TORONTO: The Ontario government is implementing a series of new measures to prevent harmful items and substances such as drugs, alcohol, weapons and cell phones from entering the province’s adult correctional facilities.
The measures are part of Ontario’s Contraband Strategy and Action Plan which includes investments in more tools and technology to increase detection, enhance security measures, and improve the collection, analysis and sharing of data with justice sector partners to ensure the safety of staff and individuals in custody.
“Our corrections staff manage a complex set of safety challenges that include the risks surrounding contraband,” said Solicitor General Sylvia Jones.
“Our new strategy and action plan will enhance contraband detection and prevention as well as reinforce our government’s commitment to protecting the safety and wellbeing of our staff as well as those in our custody.”
Currently, a number of methods are used to prevent, detect, confiscate, and reduce contraband within Ontario’s institutions such as body scanners, hand-held and walk-through metal detectors, searches, and canine units.

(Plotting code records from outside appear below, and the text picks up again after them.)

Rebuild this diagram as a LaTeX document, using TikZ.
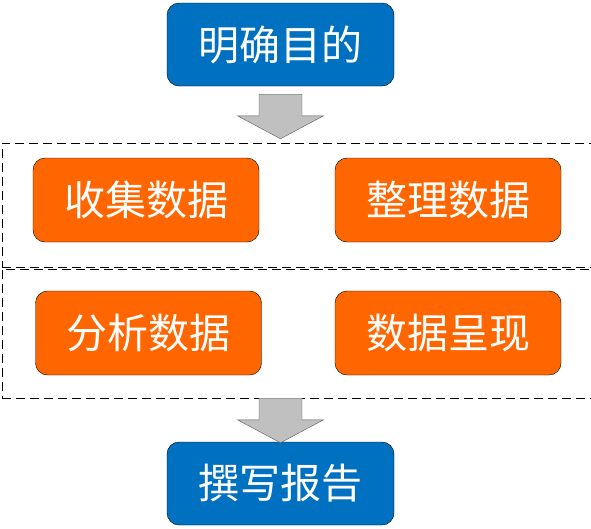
\documentclass[tikz,border=0pt]{standalone}
\usepackage{fontspec}
\newfontfamily\cjk{Noto Sans CJK SC}
\usetikzlibrary{positioning,calc}
\definecolor{goal-blue}{RGB}{0,112,192}
\definecolor{step-orange}{RGB}{255,102,0}
\definecolor{arrow-grey}{RGB}{192,192,192}
\newcommand\blockarrow[2]{%
  \draw[blockarrow] ($(#1)+(-21.5,0)$) -- ($(#1)+(21.5,0)$) -- ($(#2)+(21.5,-23)$)
    -- ($(#2)+(43,-23)$) -- (#2) -- ($(#2)+(-43,-23)$) -- ($(#2)+(-21.5,-23)$) -- cycle;}

\begin{document}
\begin{tikzpicture}[x=1pt, y=-1pt, font=\cjk\fontsize{41}{43}\selectfont,
    bluebox/.style={draw=black, fill=goal-blue, text=white, rounded corners=12pt,
      minimum width=227pt, minimum height=83pt, inner sep=0pt},
    orangebox/.style={draw=black, fill=step-orange, text=white, rounded corners=12pt,
      minimum width=226pt, minimum height=84pt, inner sep=0pt},
    stage/.style={draw=black, dash pattern=on 9pt off 5pt, minimum width=593pt, inner sep=0pt},
    blockarrow/.style={draw=black!65, fill=arrow-grey}]
	  \useasboundingbox (0,0) rectangle (591,528);
	  \node[bluebox] (goal) at (280.5,44.5) {明确目的};
	  \node[stage, minimum height=124pt] (frameA) at (298.5,205) {};
	  \node[stage, minimum height=129pt] (frameB) at (298.5,333.5) {};
	  \node[orangebox] (collect) at (146,200) {收集数据};
	  \node[orangebox] (sort) at (448,200) {整理数据};
	  \node[orangebox] (analyse) at (148.5,333) {分析数据};
	  \node[orangebox] (present) at (448,333) {数据呈现};
	  \node[bluebox] (report) at (280.5,483.5) {撰写报告};
	  % block arrows between the stages
	  \coordinate (a1top) at ($(goal.south)+(0,8)$);
	  \coordinate (a1tip) at ($(goal.south |- frameA.north)+(0,-4)$);
	  \coordinate (a2top) at (goal.south |- frameB.south);
	  \coordinate (a2tip) at ($(report.north)+(0,1)$);
	  \blockarrow{a1top}{a1tip}
	  \blockarrow{a2top}{a2tip}
	\end{tikzpicture}
\end{document}
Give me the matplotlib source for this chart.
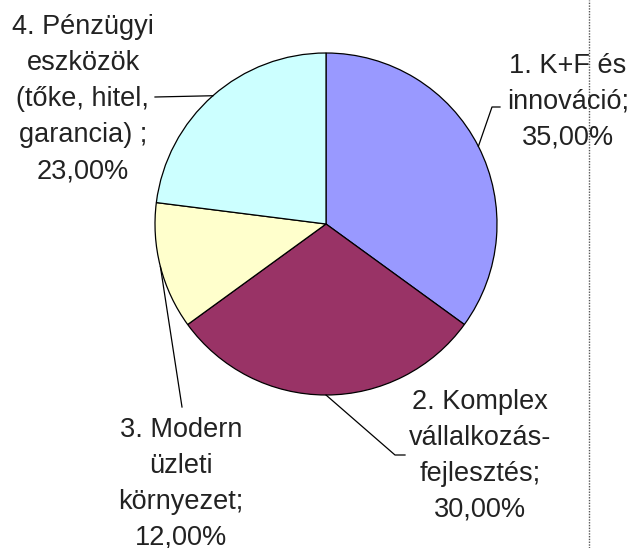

Ontario’s Contraband Strategy and Action Plan builds on existing technology and tactics by implementing new initiatives including:
• Enhanced screening and searches of everyone entering the secure area of the institution where inmates are located;
• Installing ion scanners at 10 additional adult correctional facilities to detect and identify trace elements of drugs;
• Introducing cell phone detectors at all provincial adult correctional facilities to detect and locate contraband cell phones;
• Piloting drone detectors later this year to prevent the delivery of contraband onto institution property;
• Increasing collaboration among the justice sector to share information and analyze data to improve evidence-based decision-making. The province will engage with representatives from the Ontario Public Service Employees Union, frontline correctional staff and justice sector partners on the implementation of these new initiatives. These latest measures reinforce the government’s commitment to invest more than $500 million over five years to transform correctional services in Ontario.
• Contraband is any item in an inmate’s possession that is not issued, in an area of the institution that is not permitted, or that has been modified from its intended purpose, and can be in the form of drugs, alcohol, weapons and other items such as cell phones, but also includes institutional items at times or in quantities where they are not permitted.